Financial Planning and Analysis

How Much Does Car Insurance for Teenagers Cost?

Explore factors influencing teen car insurance costs and discover strategies to manage premiums effectively for your family.

Car insurance for teenagers often represents a significant financial consideration for families. Due to inexperience and higher risk profiles, premiums for teen drivers are substantially higher than those for adults. Understanding how these costs are determined is essential for managing expenses effectively.

Calculating Premiums for Teen Drivers

The cost of car insurance for teen drivers depends on several factors. Age and driving experience are primary considerations, as younger drivers are statistically more prone to accidents, leading to higher premiums. Geographic location also plays a role; urban areas with dense traffic typically have higher premiums than rural regions. The type of vehicle a teenager drives influences costs as well. High-performance or luxury vehicles incur higher premiums due to repair and theft risks, while vehicles with advanced safety features may qualify for discounts.

Driving records are another key factor. A clean record can lower premiums, while traffic violations or accidents increase them. The level of coverage chosen—such as liability-only versus comprehensive—also impacts costs. Comprehensive coverage provides more protection but comes with higher premiums.

Budgeting Strategies for Families

Managing the cost of insuring a teenage driver requires strategic planning. Families should assess their financial situation and reallocate funds as needed, potentially by reducing discretionary spending or reassessing subscriptions. A detailed budget can help identify savings opportunities.

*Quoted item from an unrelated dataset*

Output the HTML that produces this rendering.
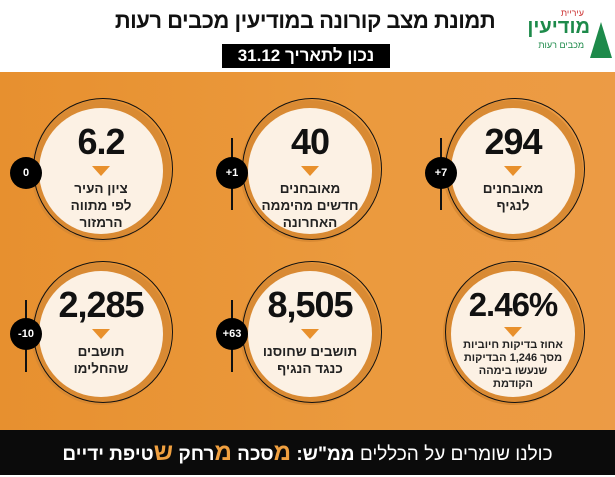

Exploring insurance-specific savings options can also help. Bundling policies, such as combining auto and home insurance, often results in discounts. Some insurers offer telematics programs that monitor driving behavior, rewarding safe drivers with reduced rates. Comparing quotes from multiple providers is essential, as rates and discounts vary significantly.

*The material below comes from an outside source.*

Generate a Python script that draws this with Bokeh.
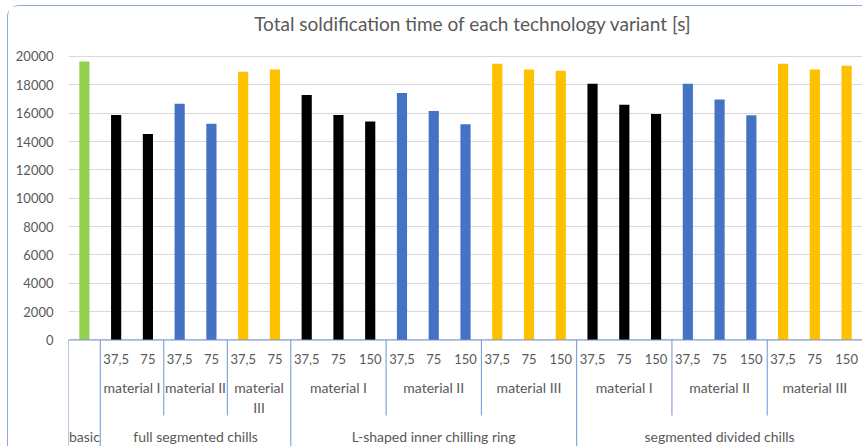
from bokeh.plotting import figure
from bokeh.models import Range1d, FixedTicker, NumeralTickFormatter, ColumnDataSource, Label
from bokeh.core.properties import value
from bokeh.embed import file_html
from bokeh.resources import INLINE

# ---------------- data ----------------
variants = (["basic"]
            + ["full segmented chills"] * 6
            + ["L-shaped inner chilling ring"] * 9
            + ["segmented divided chills"] * 9)
materials = ([""]
             + ["material I"] * 2 + ["material II"] * 2 + ["material III"] * 2
             + (["material I"] * 3 + ["material II"] * 3 + ["material III"] * 3) * 2)
chill_sizes = ([""]
               + ["37,5", "75"] * 3
               + ["37,5", "75", "150"] * 6)
times = [19650,
         15880, 14540, 16660, 15250, 18930, 19080,
         17290, 15880, 15410, 17430, 16160, 15220, 19480, 19080, 19000,
         18070, 16590, 15950, 18070, 16960, 15850, 19480, 19080, 19340]
y_ticks = [0, 2000, 4000, 6000, 8000, 10000, 12000, 14000, 16000, 18000, 20000]
title_text = "Total soldification time of  each technology variant [s]"
wrapped_labels = {("full segmented chills", "material III"): ["material", "III"]}

material_colors = {"": "#92D050", "material I": "#000000",
                   "material II": "#4472C4", "material III": "#FFC000"}

# ---------------- styling constants ----------------
TXT = "#595959"
SEP = "#6F93D6"
FONT = "Lato"
Y0, Y1 = -7584, 23527
HEIGHT = 441
FRAME_H = HEIGHT
U = (Y1 - Y0) / FRAME_H   # data units per pixel
CAT_PX = 794 / 25         # pixels per category

n = len(times)
xs = [i + 0.5 for i in range(n)]
colors = [material_colors[m] for m in materials]

p = figure(width=855, height=HEIGHT, output_backend="svg", toolbar_location=None,
           x_range=Range1d(0, n), y_range=Range1d(Y0, Y1),
           min_border_left=60, min_border_right=1, min_border_top=0, min_border_bottom=0)
p.styles = {"margin-left": "7px", "margin-top": "5px",
            "border-left": "1px solid #8EA9DB", "border-top": "1px solid #8EA9DB",
            "border-top-left-radius": "12px"}

p.outline_line_color = None
p.xaxis.visible = False
p.xgrid.visible = False
p.ygrid.grid_line_color = "#D9D9D9"
p.ygrid.grid_line_width = 1

ya = p.yaxis[0]
ya.ticker = FixedTicker(ticks=y_ticks)
ya.formatter = NumeralTickFormatter(format="0")
ya.axis_line_color = None
ya.major_tick_line_color = None
ya.minor_tick_line_color = None
ya.major_tick_out = 0
ya.major_tick_in = 0
ya.major_label_standoff = 15
ya.major_label_text_font = FONT
ya.major_label_text_font_size = "13px"
ya.major_label_text_color = TXT

# chart title
p.add_layout(Label(x=n / 2 + 10 / CAT_PX, y=316 * U, text=title_text,
                   text_align="center", text_baseline="middle",
                   text_font=FONT, text_font_size="19px", text_color=TXT))

src = ColumnDataSource(dict(x=xs, top=times, color=colors))
p.vbar(x="x", top="top", bottom=0, width=0.32, fill_color="color", line_color=None, source=src)

# ---------------- category table ----------------
p.segment(x0=[0], y0=[0], x1=[n], y1=[0], line_color=SEP, line_width=1)

def runs(keys):
    out = []
    start = 0
    for i in range(1, n + 1):
        if i == n or keys[i] != keys[start]:
            out.append((start, i, keys[start]))
            start = i
    return out

lvl3 = runs(variants)
lvl2 = runs(list(zip(variants, materials)))

long_b = sorted({r[0] for r in lvl3} | {r[1] for r in lvl3})
short_b = sorted(({r[0] for r in lvl2} | {r[1] for r in lvl2}) - set(long_b))

p.segment(x0=long_b, y0=[0] * len(long_b), x1=long_b, y1=[Y0] * len(long_b),
          line_color=SEP, line_width=1)
p.segment(x0=short_b, y0=[0] * len(short_b), x1=short_b, y1=[-75.5 * U] * len(short_b),
          line_color=SEP, line_width=1)

# level 1 labels (digits)
ax, ay, at = [], [], []
for i, c in enumerate(chill_sizes):
    if c:
        ax.append(xs[i]); ay.append(-19.5 * U); at.append(c)
p.text(x=ax, y=ay, text=at, text_align="center", text_baseline="middle",
       text_font=value(FONT), text_font_size="13px", text_color=TXT)

# level 2 and 3 labels
tx, ty, tt = [], [], []
for s, e, (v, m) in lvl2:
    if not m:
        continue
    lines = wrapped_labels.get((v, m), [m])
    for k, line in enumerate(lines):
        tx.append((s + e) / 2); ty.append(-(47.5 + 20 * k) * U); tt.append(line)
for s, e, v in lvl3:
    tx.append((s + e) / 2); ty.append(-96.5 * U); tt.append(v)

p.text(x=tx, y=ty, text=tt, text_align="center", text_baseline="middle",
       text_font=value(FONT), text_font_size="14px", text_color=TXT)

open("out.html", "w").write(file_html(p, INLINE))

Educating teenagers about the costs and responsibilities associated with driving is equally important. Encouraging safe driving habits can help maintain a clean record, which lowers premiums. Involving teenagers in the budgeting process, such as contributing to their insurance costs, fosters accountability and financial literacy.

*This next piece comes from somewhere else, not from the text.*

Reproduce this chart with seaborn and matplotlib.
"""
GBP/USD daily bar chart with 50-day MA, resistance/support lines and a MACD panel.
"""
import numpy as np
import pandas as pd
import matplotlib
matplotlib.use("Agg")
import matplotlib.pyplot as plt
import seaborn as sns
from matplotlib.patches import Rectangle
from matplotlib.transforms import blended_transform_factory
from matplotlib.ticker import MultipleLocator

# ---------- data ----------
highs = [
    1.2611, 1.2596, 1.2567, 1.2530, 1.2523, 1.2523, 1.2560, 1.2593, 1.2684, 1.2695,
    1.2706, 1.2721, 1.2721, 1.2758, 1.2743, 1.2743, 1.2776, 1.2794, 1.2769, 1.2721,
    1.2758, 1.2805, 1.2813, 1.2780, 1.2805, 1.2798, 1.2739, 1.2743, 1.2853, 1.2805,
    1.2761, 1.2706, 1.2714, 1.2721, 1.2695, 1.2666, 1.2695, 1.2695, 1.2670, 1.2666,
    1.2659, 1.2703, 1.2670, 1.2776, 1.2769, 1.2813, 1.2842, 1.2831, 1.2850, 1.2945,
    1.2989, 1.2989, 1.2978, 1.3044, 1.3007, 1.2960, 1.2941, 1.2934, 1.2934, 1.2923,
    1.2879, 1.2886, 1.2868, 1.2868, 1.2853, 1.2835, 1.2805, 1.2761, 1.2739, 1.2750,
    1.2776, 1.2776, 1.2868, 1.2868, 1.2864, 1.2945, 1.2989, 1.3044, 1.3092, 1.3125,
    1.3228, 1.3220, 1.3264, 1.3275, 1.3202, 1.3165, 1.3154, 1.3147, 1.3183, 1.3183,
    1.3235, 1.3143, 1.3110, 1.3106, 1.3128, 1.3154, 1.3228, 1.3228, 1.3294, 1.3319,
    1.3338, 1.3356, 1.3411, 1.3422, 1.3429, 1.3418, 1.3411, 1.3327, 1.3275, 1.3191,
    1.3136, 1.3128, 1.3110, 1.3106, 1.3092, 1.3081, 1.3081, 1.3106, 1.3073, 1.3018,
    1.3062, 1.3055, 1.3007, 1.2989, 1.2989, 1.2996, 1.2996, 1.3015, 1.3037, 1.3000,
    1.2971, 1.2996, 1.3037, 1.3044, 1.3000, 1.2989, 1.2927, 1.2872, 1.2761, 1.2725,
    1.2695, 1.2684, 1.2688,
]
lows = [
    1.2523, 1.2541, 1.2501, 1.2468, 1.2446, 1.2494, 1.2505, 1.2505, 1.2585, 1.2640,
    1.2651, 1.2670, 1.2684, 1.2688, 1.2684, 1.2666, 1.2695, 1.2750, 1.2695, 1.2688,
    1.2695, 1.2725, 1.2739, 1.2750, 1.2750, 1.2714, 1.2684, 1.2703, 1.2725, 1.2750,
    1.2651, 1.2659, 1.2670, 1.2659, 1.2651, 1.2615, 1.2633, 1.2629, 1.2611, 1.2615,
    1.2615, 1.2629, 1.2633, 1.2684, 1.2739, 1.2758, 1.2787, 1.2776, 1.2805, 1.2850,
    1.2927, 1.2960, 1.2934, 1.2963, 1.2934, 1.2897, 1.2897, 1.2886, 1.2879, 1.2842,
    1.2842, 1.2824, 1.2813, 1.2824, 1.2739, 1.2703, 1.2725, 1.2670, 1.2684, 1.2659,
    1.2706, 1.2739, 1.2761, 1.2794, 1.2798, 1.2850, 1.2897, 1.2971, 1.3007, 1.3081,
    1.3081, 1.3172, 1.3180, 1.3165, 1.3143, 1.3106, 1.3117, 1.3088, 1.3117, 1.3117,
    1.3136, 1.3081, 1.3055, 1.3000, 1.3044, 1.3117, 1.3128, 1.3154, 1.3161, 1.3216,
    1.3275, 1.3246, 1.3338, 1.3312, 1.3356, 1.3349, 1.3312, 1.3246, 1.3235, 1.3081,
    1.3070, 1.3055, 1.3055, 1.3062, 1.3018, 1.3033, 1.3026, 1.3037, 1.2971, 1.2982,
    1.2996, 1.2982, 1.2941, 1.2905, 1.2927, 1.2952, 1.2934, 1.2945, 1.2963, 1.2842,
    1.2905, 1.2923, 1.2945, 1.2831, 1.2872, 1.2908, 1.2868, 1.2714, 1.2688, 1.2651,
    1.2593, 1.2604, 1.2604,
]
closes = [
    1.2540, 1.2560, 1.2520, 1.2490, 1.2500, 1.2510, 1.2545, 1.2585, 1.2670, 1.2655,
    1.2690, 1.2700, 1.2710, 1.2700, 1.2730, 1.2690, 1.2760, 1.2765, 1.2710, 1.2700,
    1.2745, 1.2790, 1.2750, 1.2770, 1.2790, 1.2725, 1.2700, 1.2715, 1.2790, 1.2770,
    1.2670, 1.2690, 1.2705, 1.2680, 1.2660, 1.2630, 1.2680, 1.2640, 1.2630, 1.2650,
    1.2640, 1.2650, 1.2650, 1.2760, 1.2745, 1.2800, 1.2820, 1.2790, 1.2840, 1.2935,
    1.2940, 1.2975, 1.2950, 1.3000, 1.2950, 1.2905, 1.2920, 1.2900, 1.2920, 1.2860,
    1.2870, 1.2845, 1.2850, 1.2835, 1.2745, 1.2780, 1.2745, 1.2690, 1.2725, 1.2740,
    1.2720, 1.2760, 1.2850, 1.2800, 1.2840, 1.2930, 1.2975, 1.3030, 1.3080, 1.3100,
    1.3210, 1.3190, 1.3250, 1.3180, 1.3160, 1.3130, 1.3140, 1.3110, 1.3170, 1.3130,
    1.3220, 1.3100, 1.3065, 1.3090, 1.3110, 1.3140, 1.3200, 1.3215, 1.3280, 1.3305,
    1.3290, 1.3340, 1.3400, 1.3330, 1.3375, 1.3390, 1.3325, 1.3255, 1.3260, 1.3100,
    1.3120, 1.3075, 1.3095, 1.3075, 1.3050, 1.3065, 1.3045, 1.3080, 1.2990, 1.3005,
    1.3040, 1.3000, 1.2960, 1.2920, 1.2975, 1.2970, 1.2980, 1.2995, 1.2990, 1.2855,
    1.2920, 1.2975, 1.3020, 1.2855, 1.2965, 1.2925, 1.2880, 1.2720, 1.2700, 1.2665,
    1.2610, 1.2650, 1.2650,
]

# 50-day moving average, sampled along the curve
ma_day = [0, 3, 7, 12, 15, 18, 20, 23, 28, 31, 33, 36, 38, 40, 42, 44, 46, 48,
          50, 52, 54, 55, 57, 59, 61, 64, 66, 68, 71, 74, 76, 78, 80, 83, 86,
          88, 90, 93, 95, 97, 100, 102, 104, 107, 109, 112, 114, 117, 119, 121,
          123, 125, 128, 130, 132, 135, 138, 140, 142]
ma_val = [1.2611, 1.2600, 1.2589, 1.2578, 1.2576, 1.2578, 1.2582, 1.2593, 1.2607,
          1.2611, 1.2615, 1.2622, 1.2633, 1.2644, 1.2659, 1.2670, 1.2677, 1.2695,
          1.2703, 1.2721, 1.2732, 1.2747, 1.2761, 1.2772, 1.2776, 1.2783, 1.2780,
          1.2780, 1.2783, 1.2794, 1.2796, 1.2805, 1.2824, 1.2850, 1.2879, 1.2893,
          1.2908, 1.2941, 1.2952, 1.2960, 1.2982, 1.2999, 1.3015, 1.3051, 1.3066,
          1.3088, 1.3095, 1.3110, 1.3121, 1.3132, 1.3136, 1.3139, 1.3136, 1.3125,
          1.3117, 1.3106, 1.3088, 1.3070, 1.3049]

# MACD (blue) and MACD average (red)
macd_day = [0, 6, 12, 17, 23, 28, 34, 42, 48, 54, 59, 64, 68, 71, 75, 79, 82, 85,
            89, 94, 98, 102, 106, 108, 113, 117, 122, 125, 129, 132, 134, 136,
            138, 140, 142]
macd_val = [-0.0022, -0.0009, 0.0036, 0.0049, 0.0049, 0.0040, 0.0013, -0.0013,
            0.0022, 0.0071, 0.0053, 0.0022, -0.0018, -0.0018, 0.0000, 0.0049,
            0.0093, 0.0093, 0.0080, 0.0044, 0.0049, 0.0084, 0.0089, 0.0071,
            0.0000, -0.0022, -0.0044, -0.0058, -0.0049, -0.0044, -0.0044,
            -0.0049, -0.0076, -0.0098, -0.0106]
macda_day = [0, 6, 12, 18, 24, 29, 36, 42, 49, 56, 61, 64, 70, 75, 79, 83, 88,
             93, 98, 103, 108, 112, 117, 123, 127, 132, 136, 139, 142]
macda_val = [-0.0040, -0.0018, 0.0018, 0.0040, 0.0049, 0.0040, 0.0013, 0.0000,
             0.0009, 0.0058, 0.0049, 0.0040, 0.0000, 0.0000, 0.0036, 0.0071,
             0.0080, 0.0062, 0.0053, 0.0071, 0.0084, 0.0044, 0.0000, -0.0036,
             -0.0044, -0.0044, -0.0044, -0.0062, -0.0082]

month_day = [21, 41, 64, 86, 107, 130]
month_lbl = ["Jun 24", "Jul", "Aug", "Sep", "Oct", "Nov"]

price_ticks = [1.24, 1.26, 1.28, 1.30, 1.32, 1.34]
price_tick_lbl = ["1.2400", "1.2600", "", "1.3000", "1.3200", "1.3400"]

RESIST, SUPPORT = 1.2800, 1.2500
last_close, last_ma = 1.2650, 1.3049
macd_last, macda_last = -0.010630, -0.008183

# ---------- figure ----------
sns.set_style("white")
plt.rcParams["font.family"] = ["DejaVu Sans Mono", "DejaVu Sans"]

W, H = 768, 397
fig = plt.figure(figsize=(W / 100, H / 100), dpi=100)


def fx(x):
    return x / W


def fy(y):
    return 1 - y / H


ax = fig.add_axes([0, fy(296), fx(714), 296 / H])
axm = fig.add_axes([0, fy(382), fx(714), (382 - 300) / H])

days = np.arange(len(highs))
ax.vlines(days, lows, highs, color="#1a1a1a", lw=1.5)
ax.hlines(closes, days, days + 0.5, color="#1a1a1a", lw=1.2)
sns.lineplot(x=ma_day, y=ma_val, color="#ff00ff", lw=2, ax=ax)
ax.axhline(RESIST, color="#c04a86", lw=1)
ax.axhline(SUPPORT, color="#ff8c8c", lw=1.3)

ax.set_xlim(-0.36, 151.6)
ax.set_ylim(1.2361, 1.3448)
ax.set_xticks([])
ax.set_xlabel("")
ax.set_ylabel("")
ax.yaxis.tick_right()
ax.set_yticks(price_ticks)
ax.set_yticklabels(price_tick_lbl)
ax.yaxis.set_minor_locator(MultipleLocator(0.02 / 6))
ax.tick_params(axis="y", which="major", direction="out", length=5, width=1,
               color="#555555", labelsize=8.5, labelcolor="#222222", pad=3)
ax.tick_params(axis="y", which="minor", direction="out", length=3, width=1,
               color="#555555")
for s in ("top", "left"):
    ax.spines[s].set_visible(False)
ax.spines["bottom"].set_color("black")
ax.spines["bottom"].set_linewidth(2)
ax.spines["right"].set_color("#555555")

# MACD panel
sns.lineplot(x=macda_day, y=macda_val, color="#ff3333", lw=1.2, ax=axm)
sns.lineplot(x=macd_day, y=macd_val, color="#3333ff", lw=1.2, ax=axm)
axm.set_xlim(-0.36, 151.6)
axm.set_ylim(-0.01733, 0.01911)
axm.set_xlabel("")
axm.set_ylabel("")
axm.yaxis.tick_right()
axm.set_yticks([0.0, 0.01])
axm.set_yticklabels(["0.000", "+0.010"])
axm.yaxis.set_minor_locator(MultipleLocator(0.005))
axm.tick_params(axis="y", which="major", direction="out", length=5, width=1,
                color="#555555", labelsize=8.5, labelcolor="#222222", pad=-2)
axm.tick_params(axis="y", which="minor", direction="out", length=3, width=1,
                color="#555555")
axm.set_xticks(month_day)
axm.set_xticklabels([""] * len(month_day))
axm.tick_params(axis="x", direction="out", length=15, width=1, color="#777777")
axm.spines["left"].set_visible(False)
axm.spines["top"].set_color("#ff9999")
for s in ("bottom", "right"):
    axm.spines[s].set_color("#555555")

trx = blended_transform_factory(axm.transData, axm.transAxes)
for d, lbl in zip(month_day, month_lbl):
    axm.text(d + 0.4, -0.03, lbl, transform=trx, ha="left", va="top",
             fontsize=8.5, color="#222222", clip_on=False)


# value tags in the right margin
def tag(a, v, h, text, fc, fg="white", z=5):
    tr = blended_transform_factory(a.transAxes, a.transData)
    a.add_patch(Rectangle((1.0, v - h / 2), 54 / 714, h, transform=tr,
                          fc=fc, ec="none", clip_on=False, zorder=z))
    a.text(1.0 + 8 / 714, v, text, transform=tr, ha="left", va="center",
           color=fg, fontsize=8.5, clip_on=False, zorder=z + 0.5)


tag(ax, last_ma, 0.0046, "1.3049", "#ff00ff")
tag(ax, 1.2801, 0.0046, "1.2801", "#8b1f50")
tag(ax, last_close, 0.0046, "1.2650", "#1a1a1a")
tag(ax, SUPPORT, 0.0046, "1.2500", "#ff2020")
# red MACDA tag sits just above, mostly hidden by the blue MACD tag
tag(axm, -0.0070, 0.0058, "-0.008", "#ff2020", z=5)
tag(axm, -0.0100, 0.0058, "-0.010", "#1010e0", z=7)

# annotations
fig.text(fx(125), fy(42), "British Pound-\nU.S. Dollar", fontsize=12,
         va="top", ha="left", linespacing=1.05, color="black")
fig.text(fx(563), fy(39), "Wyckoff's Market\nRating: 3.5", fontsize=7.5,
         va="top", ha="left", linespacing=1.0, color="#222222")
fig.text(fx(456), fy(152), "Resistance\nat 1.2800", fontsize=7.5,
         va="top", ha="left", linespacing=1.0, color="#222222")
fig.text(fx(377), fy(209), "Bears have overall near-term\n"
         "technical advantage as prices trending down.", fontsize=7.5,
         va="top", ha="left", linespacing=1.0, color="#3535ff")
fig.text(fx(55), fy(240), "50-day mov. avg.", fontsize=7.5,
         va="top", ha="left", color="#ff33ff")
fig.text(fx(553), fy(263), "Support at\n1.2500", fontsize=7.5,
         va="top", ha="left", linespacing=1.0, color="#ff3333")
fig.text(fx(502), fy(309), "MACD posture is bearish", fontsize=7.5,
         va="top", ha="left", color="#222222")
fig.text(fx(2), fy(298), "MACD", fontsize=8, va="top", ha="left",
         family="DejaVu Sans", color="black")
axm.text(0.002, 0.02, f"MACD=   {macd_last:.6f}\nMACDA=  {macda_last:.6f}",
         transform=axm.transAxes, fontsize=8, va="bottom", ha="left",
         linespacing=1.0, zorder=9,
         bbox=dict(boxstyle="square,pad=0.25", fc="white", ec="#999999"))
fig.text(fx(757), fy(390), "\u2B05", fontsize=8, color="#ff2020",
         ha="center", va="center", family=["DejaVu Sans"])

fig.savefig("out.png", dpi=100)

Potential Multi-Policy and Good-Student Discounts

Families can reduce costs by consolidating insurance needs under one provider. Bundling auto and homeowners insurance, for example, can lead to savings of up to 25%.

Academic achievements can also lower premiums. Many insurers offer good-student discounts to students maintaining a “B” average or higher, with savings typically ranging from 10% to 15%. These discounts reward responsibility and can lead to meaningful financial relief for families.

Payment Options and Financing

Flexible payment plans offered by insurers allow families to spread costs over installments, though additional fees may apply. Paying premiums in full upfront can be a cost-effective option, as many insurers provide discounts for lump-sum payments, which also eliminates installment fees.

Some insurers partner with premium financing companies, enabling families to pay the premium upfront through a loan, with repayment over time. However, this option often involves interest, so families should weigh potential savings against added costs.

How Deductibles Affect Premiums

The deductible—the out-of-pocket amount paid before insurance coverage kicks in—significantly affects premiums. Higher deductibles generally result in lower premiums, as the insurer assumes less financial risk. For example, increasing a deductible from $500 to $1,000 might reduce premiums by 10% to 20%.

However, selecting a higher deductible requires careful consideration of the family’s financial situation. While the immediate savings are appealing, families must ensure they can afford the deductible if an accident occurs. Lower deductibles increase premiums but reduce out-of-pocket expenses during a claim, offering more predictability in costs.

Evaluating Different Insurance Companies

Choosing the right insurer involves more than comparing premium rates. Families should evaluate companies based on reputation, customer service, and claims-handling efficiency. Independent reviews from organizations like J.D. Power and AM Best provide insights into an insurer’s financial stability and customer satisfaction.

The availability of coverage options and discounts is another key factor. Some insurers specialize in policies for young drivers, offering benefits like accident forgiveness or discounts for completing driver education courses. Digital tools, such as apps for policy management or telematics programs, may also add value.

Flexibility in customizing policies is essential. Some companies allow parents to add endorsements, such as roadside assistance or rental car reimbursement. Thorough research and comparison can help families find a policy that balances affordability with comprehensive coverage, leading to long-term savings and peace of mind.